Volker Schlöndorffn, un habitué des adaptations théâtrales au cinéma, s’attaque à la pièce de Cyril Gély sortie en 2011, Diplomatie. L’occasion de toucher un public plus large et de revenir sur un événement de la seconde guerre mondiale qui reste encore peu connu à ce jour : la nuit du 25 août 1944, tandis que les alliés sont aux portes de Paris, se joue le destin de la capitale. Hitler veut en effet détruire la ville, restée symbole resplendissant tandis que Berlin est tombée en ruines. S’engage alors un face-à-face entre un consul suédois amoureux de Paris, Raoul Nordling, et le général allemand Dietrich von Choltitz, un être froid et sans scrupule, chargé par le Führer d’accomplir son noir dessein.
Le duo André Dussolier et Niels Arestrup incarnait déjà ces deux personnages dans la pièce de Cyril Gély. Et comme on pouvait s’y attendre, c’est un vrai duel au sommet auquel nous assistons. Enfermés dans l’espace restreint d’une chambre d’un grand hôtel parisien, les deux hommes se confrontent dans des dialogues passionnants, et on se régale des manipulations et des rapports de forces qui évoluent sans cesse. André Dussolier, malicieux par moments malgré la situation, apporte à son rôle de consul une force tranquille, presque flegmatique. Niels Arestrup arrive quant à lui à apporter une grande humanité à son personnage, puisqu’on finit même par ressentir de l’empathie pour ce vieil homme en face d’un choix cornélien.
De grands acteurs, donc, qui rendent justice à un texte intelligent : au lieu d’essayer d’installer tout du long une tension inutile qui consisterait à se demander si Paris va être détruit, Diplomatie se concentre plutôt sur la façon dont Raoul Nordling parvient à raisonner le général allemand. En effet, von Choltitz, au départ si buté, va au fur et à mesure se relâcher pour finalement se dévoiler et montrer ses doutes. La victoire des mots contre les armes.
La psychologie des personnages est extrêmement bien développée et sur la petite heure et demi du film, jamais on ne s’ennuie.
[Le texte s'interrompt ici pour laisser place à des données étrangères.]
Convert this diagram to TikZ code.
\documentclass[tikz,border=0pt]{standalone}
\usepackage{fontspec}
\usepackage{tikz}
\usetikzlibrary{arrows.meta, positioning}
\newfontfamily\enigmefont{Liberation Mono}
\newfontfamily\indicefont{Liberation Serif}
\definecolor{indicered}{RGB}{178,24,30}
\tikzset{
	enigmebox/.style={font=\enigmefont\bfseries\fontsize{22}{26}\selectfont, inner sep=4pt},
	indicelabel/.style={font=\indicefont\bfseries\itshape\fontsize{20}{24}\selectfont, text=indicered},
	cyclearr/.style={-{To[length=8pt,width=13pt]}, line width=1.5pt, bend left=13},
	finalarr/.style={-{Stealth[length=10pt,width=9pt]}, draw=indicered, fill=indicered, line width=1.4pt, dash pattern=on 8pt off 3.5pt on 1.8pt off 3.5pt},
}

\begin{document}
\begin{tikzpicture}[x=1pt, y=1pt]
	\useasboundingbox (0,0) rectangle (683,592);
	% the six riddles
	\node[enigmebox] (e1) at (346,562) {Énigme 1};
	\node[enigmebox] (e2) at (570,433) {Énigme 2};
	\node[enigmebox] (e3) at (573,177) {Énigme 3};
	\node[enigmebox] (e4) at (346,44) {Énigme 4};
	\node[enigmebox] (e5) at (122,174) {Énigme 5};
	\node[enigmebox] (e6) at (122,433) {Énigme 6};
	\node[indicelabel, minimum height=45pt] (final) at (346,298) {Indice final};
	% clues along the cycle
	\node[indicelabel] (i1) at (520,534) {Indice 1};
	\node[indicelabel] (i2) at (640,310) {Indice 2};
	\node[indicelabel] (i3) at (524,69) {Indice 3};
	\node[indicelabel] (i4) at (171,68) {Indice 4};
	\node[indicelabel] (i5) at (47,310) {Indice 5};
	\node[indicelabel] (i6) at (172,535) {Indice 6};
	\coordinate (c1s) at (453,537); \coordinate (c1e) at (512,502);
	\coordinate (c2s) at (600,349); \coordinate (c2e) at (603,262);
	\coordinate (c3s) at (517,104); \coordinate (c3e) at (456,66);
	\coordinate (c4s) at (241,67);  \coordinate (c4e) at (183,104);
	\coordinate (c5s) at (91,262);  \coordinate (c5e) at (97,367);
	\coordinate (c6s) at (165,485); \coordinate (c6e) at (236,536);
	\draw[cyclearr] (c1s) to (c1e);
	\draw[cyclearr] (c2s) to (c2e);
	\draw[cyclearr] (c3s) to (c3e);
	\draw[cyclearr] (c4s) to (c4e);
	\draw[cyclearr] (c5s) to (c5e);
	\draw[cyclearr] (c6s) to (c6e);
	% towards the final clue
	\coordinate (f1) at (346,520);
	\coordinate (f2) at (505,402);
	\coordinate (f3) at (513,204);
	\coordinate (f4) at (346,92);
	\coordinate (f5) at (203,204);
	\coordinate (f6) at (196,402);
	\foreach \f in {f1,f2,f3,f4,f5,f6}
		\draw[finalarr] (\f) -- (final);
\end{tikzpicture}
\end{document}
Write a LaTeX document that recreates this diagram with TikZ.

C’est dire à quel point l’échange entre les deux hommes est captivant, puisque le final ne laisse aucun suspense : on sait de toute manière que Paris sera sauvé.
Ne se résignant pas à faire du simple théâtre filmé, Schlöndorffn utilise certes des procédés cinématographiques, mais qui restent rares : majoritairement en huit-clos, le film est parsemé de séquences plus filmiques, comme l’utilisation d’images d’archive notamment, qui aide à placer le contexte de l’histoire lors du générique d’ouverture, et les quelques minutes de fin qui se passent en extérieur.
Diplomatie fait fi des exactitudes historiques (les deux hommes ne se sont jamais retrouvés dans une chambre d’hôtel et ne parlaient même pas la même langue) et demeure un divertissement de très haute facture. Si on pourra évoquer un manque d’audace dans la mise en scène, le choix de se faire jouer le destin de tout Paris et de ses millions d’habitants dans une chambre d’hôtel est tout aussi intéressant. Cela permet de plus de mettre en avant le principal atout du film, la performance des acteurs, livrés à eux-mêmes.
Sans être du grand cinéma, ni tout à fait du théâtre filmé, Diplomatie permet au final de passer un agréable moment, qui donne envie d’en savoir un peu plus sur la véritable histoire de cette fameuse nuit du 25 août 1944. Les parisiens, quant à eux, sortiront de salle amoureux de Paris. Du moins un moment.